The Commission of Inquiry into the financial transactions of former President Jammeh has indicted at least 38 ex-top government officials and private businessmen and several finance institutions for their alleged roles in looting the Gambian treasury.
The 1,600-page report has indicted Jammeh for theft of a billion dalasi and over $304 million, over 29 million Euros, and over 2 million Pounds Sterling.
The commission report was released Friday with a government plan of action by the Justice Minister Abubacarr Tambadou.
At the top of the list of those indicted are Jammeh and his wife Zineb Souma Jammeh.
Also indicted by the report are former State Guard commander General Sulayman Badjie, ex vice-president Isatou Njie Saidy, businessmen Amadou Samba, Tarek Musa, Mohamed Bazzi, Fadi George Mazegi, Nicolae Buzainu, and Dragos Buzainou,
Others are Illeja Reymond, Martin Keller, Ali Yousseh Sharara, Ansumana Jammeh, Woreh Njie Ceesay, Alhagie Ousman Ceesay, and Fatou Njie.
These people were held responsible for either civil or criminal wrongs or sometimes both. There were several others outside of the 38 who were also indicted in the report.

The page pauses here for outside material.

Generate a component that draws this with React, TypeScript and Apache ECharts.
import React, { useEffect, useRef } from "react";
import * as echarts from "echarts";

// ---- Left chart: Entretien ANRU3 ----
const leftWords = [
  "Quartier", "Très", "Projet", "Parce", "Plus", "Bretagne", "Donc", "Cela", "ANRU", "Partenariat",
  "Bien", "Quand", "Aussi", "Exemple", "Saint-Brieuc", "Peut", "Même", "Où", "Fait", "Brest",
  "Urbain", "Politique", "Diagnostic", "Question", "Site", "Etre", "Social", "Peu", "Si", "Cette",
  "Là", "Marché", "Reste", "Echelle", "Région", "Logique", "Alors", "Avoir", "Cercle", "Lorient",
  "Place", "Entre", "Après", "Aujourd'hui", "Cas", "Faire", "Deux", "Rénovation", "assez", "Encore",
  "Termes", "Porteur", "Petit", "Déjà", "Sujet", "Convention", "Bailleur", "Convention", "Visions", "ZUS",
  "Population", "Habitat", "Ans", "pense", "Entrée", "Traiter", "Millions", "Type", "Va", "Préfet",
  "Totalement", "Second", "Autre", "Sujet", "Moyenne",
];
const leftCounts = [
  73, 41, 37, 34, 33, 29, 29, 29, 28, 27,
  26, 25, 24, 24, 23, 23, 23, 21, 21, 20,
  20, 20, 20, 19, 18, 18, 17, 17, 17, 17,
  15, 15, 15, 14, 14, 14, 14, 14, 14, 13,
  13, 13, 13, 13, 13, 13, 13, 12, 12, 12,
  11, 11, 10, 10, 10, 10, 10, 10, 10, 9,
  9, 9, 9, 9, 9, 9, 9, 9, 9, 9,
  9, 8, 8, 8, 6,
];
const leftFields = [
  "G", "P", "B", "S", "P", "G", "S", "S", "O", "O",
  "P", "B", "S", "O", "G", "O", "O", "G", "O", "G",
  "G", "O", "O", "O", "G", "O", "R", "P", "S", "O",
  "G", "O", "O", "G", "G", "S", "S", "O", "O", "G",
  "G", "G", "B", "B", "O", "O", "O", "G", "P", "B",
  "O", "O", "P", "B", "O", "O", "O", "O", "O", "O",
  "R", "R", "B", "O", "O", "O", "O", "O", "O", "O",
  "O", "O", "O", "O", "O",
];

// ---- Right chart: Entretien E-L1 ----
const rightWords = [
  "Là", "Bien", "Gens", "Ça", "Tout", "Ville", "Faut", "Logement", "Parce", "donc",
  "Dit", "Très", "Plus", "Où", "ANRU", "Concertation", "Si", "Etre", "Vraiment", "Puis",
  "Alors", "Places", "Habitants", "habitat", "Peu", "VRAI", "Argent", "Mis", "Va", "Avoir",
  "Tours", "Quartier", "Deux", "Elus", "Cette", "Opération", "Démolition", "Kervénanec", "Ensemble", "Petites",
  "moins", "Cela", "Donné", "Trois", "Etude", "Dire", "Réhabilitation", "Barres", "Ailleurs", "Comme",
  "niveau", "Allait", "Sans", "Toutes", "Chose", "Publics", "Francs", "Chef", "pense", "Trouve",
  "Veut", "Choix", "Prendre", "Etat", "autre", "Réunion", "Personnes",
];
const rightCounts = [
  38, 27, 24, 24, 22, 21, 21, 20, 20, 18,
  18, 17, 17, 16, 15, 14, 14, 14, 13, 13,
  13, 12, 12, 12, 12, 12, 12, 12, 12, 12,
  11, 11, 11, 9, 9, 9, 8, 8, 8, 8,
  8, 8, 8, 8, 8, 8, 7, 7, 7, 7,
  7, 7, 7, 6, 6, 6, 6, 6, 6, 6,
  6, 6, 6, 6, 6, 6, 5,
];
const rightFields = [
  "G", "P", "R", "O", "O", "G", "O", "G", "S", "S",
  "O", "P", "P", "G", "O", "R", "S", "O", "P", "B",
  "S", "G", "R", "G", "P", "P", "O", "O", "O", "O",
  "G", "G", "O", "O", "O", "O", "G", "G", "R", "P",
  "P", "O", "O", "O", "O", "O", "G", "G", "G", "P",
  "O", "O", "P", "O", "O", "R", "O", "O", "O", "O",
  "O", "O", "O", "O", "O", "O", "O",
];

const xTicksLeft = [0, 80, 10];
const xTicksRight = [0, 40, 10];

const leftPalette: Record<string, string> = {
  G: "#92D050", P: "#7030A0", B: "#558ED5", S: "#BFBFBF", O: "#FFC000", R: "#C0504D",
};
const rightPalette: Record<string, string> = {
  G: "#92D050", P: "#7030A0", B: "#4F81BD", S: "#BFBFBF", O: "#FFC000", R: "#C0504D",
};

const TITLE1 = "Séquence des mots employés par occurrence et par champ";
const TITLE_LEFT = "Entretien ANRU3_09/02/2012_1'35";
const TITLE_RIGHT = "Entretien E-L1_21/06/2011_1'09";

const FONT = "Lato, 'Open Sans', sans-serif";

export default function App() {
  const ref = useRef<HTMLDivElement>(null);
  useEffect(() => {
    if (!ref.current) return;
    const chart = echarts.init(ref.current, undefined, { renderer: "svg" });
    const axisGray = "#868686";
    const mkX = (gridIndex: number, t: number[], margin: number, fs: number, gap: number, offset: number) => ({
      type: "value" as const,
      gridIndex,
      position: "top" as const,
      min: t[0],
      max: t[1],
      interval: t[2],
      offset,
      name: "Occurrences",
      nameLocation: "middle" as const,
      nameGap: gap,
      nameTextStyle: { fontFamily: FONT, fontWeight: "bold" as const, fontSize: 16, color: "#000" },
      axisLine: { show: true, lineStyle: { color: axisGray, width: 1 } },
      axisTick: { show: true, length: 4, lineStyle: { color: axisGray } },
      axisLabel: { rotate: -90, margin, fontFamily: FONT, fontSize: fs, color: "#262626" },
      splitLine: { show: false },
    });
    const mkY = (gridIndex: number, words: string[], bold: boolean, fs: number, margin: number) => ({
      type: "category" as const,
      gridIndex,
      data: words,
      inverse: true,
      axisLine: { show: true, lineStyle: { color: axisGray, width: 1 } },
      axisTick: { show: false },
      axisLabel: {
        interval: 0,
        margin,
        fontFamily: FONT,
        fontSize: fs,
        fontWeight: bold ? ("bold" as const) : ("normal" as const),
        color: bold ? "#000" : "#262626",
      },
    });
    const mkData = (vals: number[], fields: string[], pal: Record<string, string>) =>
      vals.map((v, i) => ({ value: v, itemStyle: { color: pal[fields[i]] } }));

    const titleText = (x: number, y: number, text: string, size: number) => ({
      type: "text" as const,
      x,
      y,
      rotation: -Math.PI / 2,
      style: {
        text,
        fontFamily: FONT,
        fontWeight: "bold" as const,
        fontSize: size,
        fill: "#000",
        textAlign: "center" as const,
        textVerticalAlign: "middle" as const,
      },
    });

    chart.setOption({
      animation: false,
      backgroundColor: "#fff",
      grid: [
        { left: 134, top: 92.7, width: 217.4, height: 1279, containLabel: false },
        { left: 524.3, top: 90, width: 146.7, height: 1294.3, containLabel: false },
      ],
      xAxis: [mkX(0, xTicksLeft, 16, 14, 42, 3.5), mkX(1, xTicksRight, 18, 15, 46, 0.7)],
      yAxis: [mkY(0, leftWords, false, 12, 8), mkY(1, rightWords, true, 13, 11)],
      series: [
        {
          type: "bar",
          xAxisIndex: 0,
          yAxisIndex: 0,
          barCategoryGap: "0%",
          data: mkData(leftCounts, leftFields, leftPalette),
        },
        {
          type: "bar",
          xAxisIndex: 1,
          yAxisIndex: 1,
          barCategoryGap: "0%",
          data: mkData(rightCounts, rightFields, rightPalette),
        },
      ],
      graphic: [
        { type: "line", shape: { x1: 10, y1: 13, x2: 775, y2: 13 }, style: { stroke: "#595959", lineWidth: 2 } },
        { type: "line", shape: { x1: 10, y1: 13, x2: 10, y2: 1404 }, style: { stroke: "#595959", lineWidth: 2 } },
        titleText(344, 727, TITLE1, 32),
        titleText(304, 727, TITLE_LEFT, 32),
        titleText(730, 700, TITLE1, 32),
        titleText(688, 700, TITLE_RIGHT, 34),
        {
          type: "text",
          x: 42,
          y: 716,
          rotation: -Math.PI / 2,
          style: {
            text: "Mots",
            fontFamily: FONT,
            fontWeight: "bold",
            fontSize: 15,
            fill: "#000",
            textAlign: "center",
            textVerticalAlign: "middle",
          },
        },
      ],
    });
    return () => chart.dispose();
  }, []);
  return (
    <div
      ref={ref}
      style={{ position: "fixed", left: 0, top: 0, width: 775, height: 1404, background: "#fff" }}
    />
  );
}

Former vice-president Isatou Njie Saidy received a ban of five years.
The Gambia government has also warned at least 11 people among them serving ministers over their roles in financial wrongdoings.

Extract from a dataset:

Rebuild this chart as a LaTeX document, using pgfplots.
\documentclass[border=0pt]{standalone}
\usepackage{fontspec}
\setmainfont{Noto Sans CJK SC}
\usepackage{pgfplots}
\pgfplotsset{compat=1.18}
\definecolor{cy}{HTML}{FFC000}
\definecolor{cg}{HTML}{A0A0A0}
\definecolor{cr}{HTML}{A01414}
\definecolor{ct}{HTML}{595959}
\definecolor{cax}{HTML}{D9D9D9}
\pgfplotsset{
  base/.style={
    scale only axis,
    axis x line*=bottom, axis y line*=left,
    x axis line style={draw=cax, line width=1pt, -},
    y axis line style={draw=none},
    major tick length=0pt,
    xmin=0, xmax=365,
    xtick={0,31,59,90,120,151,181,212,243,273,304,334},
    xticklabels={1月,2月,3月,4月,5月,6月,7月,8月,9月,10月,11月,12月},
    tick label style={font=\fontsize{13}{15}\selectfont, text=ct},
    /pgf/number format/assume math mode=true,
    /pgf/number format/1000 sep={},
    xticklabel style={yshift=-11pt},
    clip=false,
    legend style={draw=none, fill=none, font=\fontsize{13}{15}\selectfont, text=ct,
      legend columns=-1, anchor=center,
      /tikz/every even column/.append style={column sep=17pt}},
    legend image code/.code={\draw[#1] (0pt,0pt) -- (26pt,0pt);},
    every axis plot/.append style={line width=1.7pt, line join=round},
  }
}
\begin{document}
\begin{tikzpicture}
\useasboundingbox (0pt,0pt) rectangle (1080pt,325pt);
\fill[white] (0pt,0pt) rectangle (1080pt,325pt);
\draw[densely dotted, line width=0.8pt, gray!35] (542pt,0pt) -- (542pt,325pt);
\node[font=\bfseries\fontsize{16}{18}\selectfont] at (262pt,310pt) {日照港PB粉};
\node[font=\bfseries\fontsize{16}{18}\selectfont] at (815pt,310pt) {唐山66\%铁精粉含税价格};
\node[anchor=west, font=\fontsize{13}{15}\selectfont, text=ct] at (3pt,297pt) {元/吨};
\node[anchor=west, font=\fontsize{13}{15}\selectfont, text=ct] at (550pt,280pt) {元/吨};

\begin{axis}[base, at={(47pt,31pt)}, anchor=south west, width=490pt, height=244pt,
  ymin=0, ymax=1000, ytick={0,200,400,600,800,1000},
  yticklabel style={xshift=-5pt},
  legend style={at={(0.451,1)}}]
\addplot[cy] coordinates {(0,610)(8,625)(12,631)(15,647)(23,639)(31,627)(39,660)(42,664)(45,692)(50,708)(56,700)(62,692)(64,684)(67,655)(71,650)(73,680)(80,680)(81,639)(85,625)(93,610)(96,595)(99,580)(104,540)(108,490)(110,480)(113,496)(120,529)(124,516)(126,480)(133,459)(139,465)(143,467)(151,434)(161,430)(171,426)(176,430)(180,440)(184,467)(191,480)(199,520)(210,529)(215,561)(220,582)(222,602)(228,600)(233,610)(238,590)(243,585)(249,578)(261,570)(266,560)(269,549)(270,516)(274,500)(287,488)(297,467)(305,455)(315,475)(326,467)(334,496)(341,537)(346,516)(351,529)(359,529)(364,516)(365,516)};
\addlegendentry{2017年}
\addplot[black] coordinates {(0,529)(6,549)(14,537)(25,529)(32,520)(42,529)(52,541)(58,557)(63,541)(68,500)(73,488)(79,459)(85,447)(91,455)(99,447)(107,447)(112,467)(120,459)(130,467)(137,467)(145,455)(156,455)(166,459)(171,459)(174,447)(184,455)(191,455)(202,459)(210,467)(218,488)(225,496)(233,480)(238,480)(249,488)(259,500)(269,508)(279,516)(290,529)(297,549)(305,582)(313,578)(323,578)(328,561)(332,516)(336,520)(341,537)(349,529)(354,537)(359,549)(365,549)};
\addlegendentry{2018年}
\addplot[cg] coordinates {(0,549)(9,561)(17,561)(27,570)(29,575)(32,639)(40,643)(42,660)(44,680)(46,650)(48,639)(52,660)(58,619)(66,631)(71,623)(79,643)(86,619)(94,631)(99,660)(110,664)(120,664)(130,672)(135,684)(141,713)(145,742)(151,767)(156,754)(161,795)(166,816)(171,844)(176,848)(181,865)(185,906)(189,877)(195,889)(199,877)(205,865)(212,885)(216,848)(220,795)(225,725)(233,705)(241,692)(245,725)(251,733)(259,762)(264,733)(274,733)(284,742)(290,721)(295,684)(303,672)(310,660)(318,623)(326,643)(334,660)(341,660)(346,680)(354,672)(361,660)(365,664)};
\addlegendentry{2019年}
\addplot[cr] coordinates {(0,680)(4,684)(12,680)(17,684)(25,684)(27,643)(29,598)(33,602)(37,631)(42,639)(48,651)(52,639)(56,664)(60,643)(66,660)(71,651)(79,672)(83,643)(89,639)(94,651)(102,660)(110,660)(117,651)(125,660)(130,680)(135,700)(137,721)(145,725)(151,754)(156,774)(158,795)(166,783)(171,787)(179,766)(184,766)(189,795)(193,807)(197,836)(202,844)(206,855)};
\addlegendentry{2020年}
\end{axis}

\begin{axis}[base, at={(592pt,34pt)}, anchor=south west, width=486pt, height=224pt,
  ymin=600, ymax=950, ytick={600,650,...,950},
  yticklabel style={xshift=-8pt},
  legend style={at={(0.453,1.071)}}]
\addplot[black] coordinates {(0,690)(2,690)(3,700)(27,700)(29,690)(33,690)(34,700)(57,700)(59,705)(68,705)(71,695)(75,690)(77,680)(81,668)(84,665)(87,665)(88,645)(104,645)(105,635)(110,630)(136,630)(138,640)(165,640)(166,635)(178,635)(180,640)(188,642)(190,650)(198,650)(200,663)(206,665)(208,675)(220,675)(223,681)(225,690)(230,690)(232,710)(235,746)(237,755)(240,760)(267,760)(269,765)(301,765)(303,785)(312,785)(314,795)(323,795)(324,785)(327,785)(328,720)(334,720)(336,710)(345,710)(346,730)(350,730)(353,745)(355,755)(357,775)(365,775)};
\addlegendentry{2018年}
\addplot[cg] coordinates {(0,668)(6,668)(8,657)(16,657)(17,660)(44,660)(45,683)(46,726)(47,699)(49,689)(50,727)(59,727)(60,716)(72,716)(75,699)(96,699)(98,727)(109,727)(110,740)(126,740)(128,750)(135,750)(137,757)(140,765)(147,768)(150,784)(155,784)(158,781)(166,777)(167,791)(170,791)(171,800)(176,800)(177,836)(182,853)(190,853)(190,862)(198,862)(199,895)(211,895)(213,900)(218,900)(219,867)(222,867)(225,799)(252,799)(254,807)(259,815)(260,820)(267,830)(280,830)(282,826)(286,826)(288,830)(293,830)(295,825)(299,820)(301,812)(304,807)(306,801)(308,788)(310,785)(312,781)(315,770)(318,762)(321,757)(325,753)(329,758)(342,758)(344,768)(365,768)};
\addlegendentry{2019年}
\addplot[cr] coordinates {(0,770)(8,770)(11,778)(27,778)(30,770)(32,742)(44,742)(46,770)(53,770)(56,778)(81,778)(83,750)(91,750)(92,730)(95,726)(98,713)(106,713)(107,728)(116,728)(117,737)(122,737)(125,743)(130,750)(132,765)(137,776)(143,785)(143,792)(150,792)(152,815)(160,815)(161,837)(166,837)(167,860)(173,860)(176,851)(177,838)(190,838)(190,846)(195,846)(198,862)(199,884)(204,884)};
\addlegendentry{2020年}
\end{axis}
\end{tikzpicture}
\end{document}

They are Noah Touray, minister of Ecomic Affairs Mambury Njie, Ousman Jobarteh, Ousman Jammeh, Isatou Auber, Ismaila Sanyang, Yam B Keita, Lamin Nyabally, Dr Kalilou Bayo, Abdoulie M Sallah, Sulayman Samba, and Momodou L Bah.
Meanwhile the United States has pledged to help the Gambia government recover state resources thought to have been stolen by Jammeh, its embassy in Banjul said on Friday.
Jammeh has several properties in the US including a mansion in Maryland.
The U.S said it applauds the release of the full report of the commission of inquiry as well as the cabinet white paper.
The government's white paper has been received with mixed feelings by Gambians.
While some are happy with it, others quickly dismissed it as biased and selective.